EXERCISE TASK -
Look through the lines below and state how many hold the word "chart". Write only the number.

:::::

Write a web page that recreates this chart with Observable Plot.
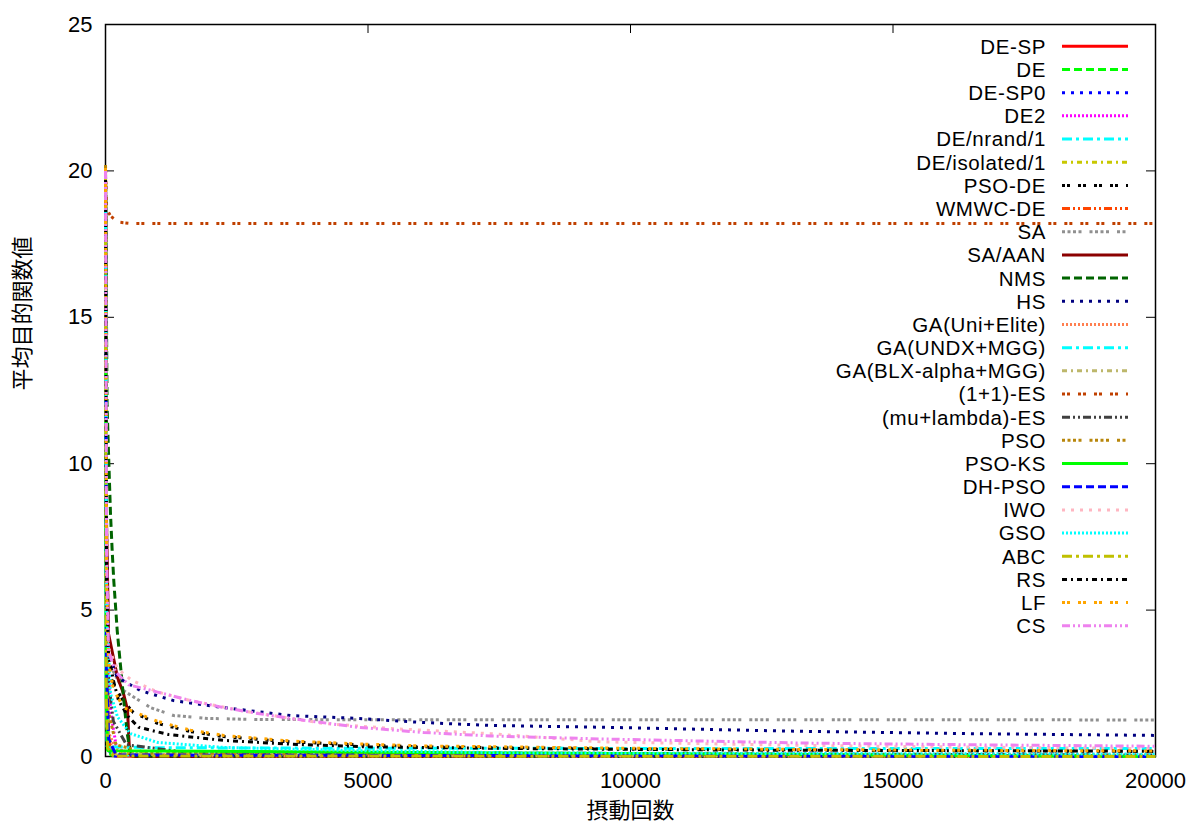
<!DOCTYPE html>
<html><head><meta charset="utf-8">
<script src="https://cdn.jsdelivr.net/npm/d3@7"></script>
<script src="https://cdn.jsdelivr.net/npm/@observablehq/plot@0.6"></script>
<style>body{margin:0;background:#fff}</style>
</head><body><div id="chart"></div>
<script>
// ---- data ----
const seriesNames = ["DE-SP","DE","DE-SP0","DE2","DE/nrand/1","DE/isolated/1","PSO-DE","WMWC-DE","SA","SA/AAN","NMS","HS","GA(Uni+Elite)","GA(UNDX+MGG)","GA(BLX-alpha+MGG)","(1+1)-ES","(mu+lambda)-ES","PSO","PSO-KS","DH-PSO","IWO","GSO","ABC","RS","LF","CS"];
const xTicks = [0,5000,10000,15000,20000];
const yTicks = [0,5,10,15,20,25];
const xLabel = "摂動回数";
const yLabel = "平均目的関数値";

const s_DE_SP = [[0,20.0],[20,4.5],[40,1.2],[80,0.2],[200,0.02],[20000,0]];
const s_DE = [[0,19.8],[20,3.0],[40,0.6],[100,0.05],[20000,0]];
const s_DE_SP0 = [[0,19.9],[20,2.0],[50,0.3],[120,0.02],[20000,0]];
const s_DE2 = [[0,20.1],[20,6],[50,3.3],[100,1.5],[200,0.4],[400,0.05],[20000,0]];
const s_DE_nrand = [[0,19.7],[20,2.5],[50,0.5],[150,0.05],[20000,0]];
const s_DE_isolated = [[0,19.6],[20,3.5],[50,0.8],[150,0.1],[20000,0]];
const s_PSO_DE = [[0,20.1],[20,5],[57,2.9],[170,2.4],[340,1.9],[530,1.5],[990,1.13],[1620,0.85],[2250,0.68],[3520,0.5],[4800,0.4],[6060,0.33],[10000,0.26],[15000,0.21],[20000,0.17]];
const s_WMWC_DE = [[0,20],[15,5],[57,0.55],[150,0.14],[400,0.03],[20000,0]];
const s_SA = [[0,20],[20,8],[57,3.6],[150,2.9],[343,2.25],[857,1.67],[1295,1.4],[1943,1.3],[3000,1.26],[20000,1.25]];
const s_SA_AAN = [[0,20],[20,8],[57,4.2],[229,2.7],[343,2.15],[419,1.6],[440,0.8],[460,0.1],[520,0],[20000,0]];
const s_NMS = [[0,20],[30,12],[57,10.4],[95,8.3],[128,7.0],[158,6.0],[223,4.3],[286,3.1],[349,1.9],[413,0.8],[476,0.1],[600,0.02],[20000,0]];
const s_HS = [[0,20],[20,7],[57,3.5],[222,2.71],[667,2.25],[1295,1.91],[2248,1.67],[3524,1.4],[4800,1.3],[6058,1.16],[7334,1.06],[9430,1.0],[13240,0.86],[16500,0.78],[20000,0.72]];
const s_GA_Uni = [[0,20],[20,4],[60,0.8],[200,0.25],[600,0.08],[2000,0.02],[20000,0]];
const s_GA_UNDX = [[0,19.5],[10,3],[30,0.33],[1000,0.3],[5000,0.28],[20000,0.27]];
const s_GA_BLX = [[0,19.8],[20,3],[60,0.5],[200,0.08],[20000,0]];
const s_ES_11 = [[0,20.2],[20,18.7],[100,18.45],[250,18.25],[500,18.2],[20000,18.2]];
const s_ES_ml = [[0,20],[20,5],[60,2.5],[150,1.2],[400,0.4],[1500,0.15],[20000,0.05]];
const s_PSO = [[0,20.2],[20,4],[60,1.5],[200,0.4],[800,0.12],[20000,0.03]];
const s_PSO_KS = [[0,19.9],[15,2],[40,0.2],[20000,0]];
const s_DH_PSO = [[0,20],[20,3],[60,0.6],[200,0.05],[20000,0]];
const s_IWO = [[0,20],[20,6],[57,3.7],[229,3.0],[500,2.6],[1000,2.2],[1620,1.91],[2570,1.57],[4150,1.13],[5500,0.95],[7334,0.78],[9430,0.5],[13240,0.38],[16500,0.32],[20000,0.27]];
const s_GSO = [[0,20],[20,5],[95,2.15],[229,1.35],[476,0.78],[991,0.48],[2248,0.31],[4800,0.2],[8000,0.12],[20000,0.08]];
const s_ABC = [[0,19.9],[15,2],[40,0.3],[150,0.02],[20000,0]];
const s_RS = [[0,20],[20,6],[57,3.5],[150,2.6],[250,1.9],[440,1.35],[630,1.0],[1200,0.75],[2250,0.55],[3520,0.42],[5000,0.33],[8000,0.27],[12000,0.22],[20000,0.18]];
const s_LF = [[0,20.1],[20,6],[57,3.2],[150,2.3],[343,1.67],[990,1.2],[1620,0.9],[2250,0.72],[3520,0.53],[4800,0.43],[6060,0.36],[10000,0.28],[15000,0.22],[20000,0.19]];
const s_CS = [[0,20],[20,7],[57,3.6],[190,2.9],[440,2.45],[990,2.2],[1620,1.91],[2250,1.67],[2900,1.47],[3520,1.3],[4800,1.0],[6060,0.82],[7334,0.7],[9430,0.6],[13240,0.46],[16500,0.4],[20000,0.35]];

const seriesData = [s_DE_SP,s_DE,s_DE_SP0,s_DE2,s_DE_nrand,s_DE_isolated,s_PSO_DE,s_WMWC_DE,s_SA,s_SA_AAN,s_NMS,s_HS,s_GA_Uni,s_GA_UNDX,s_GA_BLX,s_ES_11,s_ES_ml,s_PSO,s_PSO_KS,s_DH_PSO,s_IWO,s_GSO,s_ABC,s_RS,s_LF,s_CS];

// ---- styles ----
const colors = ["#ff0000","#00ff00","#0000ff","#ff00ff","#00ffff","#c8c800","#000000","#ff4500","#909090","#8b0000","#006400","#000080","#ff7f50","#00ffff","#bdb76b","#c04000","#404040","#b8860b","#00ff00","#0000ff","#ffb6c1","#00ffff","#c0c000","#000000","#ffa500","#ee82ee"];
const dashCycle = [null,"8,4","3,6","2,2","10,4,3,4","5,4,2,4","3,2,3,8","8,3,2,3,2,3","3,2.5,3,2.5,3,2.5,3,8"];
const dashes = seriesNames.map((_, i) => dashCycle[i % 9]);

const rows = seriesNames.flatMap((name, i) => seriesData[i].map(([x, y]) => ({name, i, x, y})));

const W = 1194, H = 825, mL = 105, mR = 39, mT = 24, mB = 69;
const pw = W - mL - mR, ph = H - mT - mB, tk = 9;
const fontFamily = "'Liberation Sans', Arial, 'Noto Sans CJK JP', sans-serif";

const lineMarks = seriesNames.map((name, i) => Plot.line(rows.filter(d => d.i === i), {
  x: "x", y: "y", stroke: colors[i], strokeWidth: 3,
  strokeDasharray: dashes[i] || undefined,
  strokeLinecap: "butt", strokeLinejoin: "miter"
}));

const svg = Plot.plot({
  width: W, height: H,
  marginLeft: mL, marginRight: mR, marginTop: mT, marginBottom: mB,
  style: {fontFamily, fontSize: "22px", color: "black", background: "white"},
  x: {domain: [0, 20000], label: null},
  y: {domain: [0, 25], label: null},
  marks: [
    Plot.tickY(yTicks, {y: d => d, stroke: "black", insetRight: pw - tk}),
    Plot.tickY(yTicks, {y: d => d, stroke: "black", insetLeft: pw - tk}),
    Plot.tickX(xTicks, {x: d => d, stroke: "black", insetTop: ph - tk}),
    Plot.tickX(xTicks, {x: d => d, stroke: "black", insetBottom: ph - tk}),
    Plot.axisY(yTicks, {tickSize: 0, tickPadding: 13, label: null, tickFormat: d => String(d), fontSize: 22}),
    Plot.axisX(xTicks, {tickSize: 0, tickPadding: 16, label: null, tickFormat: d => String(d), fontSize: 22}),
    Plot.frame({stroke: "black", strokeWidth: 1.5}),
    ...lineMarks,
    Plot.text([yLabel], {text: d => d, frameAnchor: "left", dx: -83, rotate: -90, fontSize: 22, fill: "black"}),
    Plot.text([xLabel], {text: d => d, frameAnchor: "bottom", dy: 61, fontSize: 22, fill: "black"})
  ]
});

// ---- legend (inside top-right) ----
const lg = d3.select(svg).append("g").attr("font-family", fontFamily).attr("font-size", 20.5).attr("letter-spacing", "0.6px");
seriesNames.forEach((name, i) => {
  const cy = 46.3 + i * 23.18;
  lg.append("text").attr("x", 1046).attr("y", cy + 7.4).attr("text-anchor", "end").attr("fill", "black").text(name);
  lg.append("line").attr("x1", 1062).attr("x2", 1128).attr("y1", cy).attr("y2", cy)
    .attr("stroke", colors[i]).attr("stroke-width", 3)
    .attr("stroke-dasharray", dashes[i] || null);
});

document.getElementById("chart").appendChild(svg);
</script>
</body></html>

:::::

EXPECTED ANSWER -
3